Tuesday 11 February 2014

Universal presents an Alfred Hitchcock picture – Starring Clint Eastwood

Clint and Hitch lunch over Elmore Leonard 's: Unknown Man Number 89  

Sounds rather nice doesn't it... I wanted to put this little piece together, which has been drawn from sources such as books and the internet. It was a project that seemed to hang in the balance around 1977-78. Whilst it ultimately became a project that failed to materialise – it does conjure up some tantalising and rather thought provoking possibilities…   

Alfred Hitchcock, I'm told, was so taken with Lee (the female lead and the character from whom the plot develops) that he got Universal Studios to buy the screen rights of the book for him.  No one knows what Hitchcock has in mind; he died while preparing the film he planned to do before Unknown Man #89.  After his death, a number of the 100-plus producers who had rejected the possibility of the book as a movie now showed considerable interest – what with Alfred Hitchcock’s prints being on the book.  Unfortunately, no one could find out what Hitchcock had planned to do with it, if in fact he planned to do anything at all. I did write an Unknown Man #89 screenplay for Universal, which the studio gave to a talent agency for casting. Elmore Leonard, April 1993.

Unknown Man #89 - a crime novel written by Elmore Leonard was published in 1977. It was also one of the last projects considered by director Alfred Hitchcock.  The gritty Elmore Leonard novel was about a flawed hero up to his neck in criminals and getting caught up with a sad blonde in distress – a tagline that could of been applied to The Gauntlet (1977). 


The novel follows the exploits of Detroit process server Jack Ryan, who has a reputation for finding men who don't want to be found. A string of seemingly unrelated crimes leads Ryan to the search for a missing stockholder known only as "unknown man #89," but his missing man isn't "unknown" to everyone: a pretty blonde hates his guts, and a very nasty dude named Virgil Royal wants him dead in the worst way. This is very unfortunate for Jack, who is suddenly caught in the crossfire of a lethal triple-cross and becomes as much a target as his nameless prey. Along the way, Ryan butts heads with local police, including six-shooter-carrying Dick Speed.
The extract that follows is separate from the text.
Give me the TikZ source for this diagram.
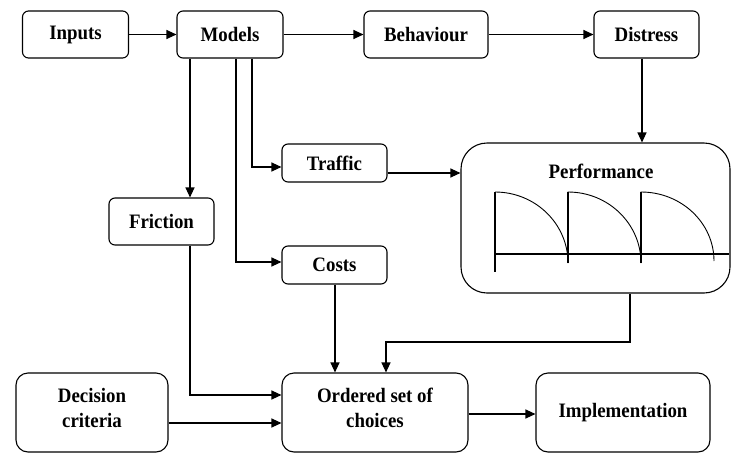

The book is perhaps best remembered for a sequence taken straight from The Godfather, where thug Virgil plants a shotgun in the meeting place of his victim, in this case, the fire escape of Bobby Lear's hotel room.

Late in his career, director Alfred Hitchcock flirted with the idea of casting Eastwood as the book’s hero Jack Ryan. Eastwood has touched on the subject in previous interviews. ''Hitchcock wanted me to be in one of his films [which, it turned out, would never be made]. I wasn't nuts about the script. I had lunch with him in his office. When I walked in, he was sitting there very erect and he didn't even move. Only his eyes did. They followed you across the room. He had the same thing for lunch every day — a steak and some sliced tomatoes.'' According to the revised edition of “Hitchcock” by François Truffaut, Alfred Hitchcock was seriously considering adapting Leonard's novel Unknown Man: No. 89, to which he had acquired the rights, as his follow-up film to Family Plot (1976) his 53rd film. 
But of course, there never was a 54th film and Hitchcock passed away on April 29th 1980.

Footnote:
Since this original piece was posted there is also the possibility that Hitchcock was looking at casting Clint for his long proposed project The Short Night, Following the completion of Family Plot (1976) Hitchcock's interest in the project returned and Universal announced it as his 54th film in February 1977. With hindsight, it looks more likely that The Short Night was the basis of this lunch meeting between the two men.